Wondering how to Setup automatic recovery of EC2 instance using CloudWatch? We can help you!
Here at Bobcares, we often get similar requests from our customers as a part of our Server Management Services.
Today let’s see how our Support Engineers do this set up for our customers having EC2 instances.
How to setup automatic recovery of EC2 instance using CloudWatch
When an instance fails a system status check, we can use CloudWatch alarm actions to automatically recover it.
However, the recover option works only for system check failures, not for instance status check failures. In addition, if we terminate our instance, we will not be able to recover it with CloudWatch.
Following are some causes for system status checks failure:
1. When Network connectivity is lost.
2. Loss of system power.
3. Software issues on the physical host.
4. Hardware issues on the physical host impacting the network connectivity.
Now we will see the steps that our Support Engineers follow to setup recovery with CloudWatch.
Steps to setup automatic recovery using CloudWatch
Following are the steps to recover an EC2 instance:
1. Firstly, we have to open the Amazon EC2 console.
2. Then go to Instances and select the instance we wish to do the setup on.
3. After that, go to Actions, and take Monitor and troubleshoot.
4. From there go to Manage CloudWatch alarms.
5. And click on Create an alarm.
For creating an alarm we need an AWS Identity and Access Management (IAM) permissions to stop and start the associated instance.

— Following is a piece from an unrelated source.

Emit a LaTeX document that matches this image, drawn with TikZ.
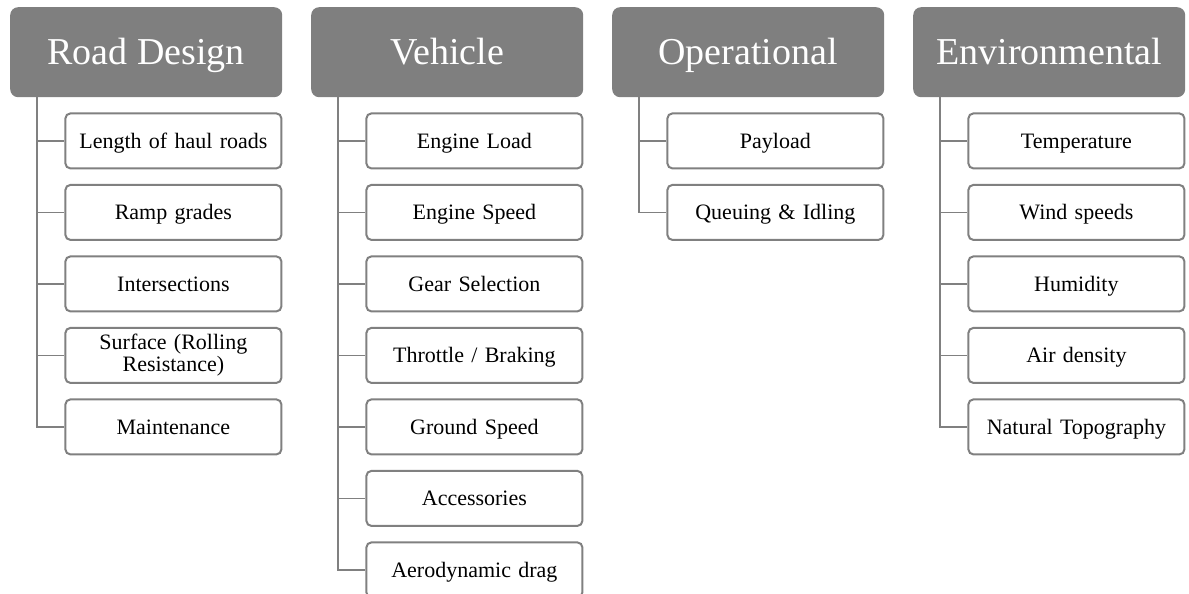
\documentclass[tikz,border=0pt]{standalone}
\usepackage{fontspec}
\setmainfont{Liberation Serif}
\usetikzlibrary{positioning}

\definecolor{headgray}{RGB}{127,127,127}
\definecolor{linegray}{RGB}{128,128,128}

\begin{document}
\begin{tikzpicture}[
  x=1pt, y=-1pt,
  node distance=14.5pt,
  head/.style={fill=headgray, text=white, rounded corners=8pt, anchor=north west,
    minimum width=272pt, minimum height=90pt, inner sep=0pt,
    text height=25pt, text depth=0pt,
    font=\fontsize{38}{40}\selectfont},
  itembase/.style={draw=linegray, fill=white, line width=2pt, rounded corners=5pt,
    align=center, text width=210pt, inner sep=2pt,
    minimum width=216pt, minimum height=55pt,
    font=\fontsize{22}{22}\selectfont},
  item/.style={itembase, text height=15pt, text depth=0pt},
  link/.style={draw=linegray, line width=1.8pt}
]
\useasboundingbox (0,0) rectangle (1189,594);

% category headers
\node[head] (rd)  at (10,7)  {Road Design};
\node[head] (veh) at (311,7) {Vehicle};
\node[head] (op)  at (612,7) {Operational};
\node[head] (env) at (913,7) {Environmental};

% road design
\node[item, below=15pt of rd.south east, anchor=north east] (rd1) {Length of haul roads};
\node[item, below=of rd1] (rd2) {Ramp grades};
\node[item, below=of rd2] (rd3) {Intersections};
\node[itembase, below=of rd3] (rd4) {Surface (Rolling\\Resistance)};
\node[item, below=of rd4] (rd5) {Maintenance};

% vehicle
\node[item, below=15pt of veh.south east, anchor=north east] (veh1) {Engine Load};
\node[item, below=of veh1] (veh2) {Engine Speed};
\node[item, below=of veh2] (veh3) {Gear Selection};
\node[item, below=of veh3] (veh4) {Throttle / Braking};
\node[item, below=of veh4] (veh5) {Ground Speed};
\node[item, below=of veh5] (veh6) {Accessories};
\node[item, below=of veh6] (veh7) {Aerodynamic drag};

% operational
\node[item, below=15pt of op.south east, anchor=north east] (op1) {Payload};
\node[item, below=of op1] (op2) {Queuing \& Idling};

% environmental
\node[item, below=15pt of env.south east, anchor=north east] (env1) {Temperature};
\node[item, below=of env1] (env2) {Wind speeds};
\node[item, below=of env2] (env3) {Humidity};
\node[item, below=of env3] (env4) {Air density};
\node[item, below=of env4] (env5) {Natural Topography};

% tree connectors
\foreach \h/\n in {rd/5, veh/7, op/2, env/5} {
  \coordinate (\h top) at ([xshift=27pt]\h.south west);
  \draw[link] (\h top) |- (\h\n.west);
  \foreach \k in {1,...,\n}
    \draw[link] (\h top |- \h\k.west) -- (\h\k.west);
}
\end{tikzpicture}
\end{document}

6. Then for Alarm notification, we can select an existing Amazon Simple Notification Service (Amazon SNS) topic.
7. After that toggle on Alarm action, and click on Recover.
8. Next, for Group samples by and Type of data to sample, we must give an appropriate statistic and metric for our use case.
9. And for Consecutive period and Period, we must specify the evaluation period for the alarm.
Furthermore, we can modify the automatically created Alarm name (this is optional).
10. Finally, we can click on Create.
Troubleshoot instance recovery failures
Following issues can cause automatic recovery of the instance to fail:
1. Firstly, it can be due to temporary, insufficient capacity of replacement hardware.
2. The instance has an attached instance store storage, that is unsupported for automatic instance recovery.
3. Furthermore, there might be an ongoing Service Health Dashboard event preventing the recovery process from successfully executing.
The automatic recovery process attempts to recover our instance for up to three separate failures per day.
If the instance system status check failure persists, we can manually stop and start the instance.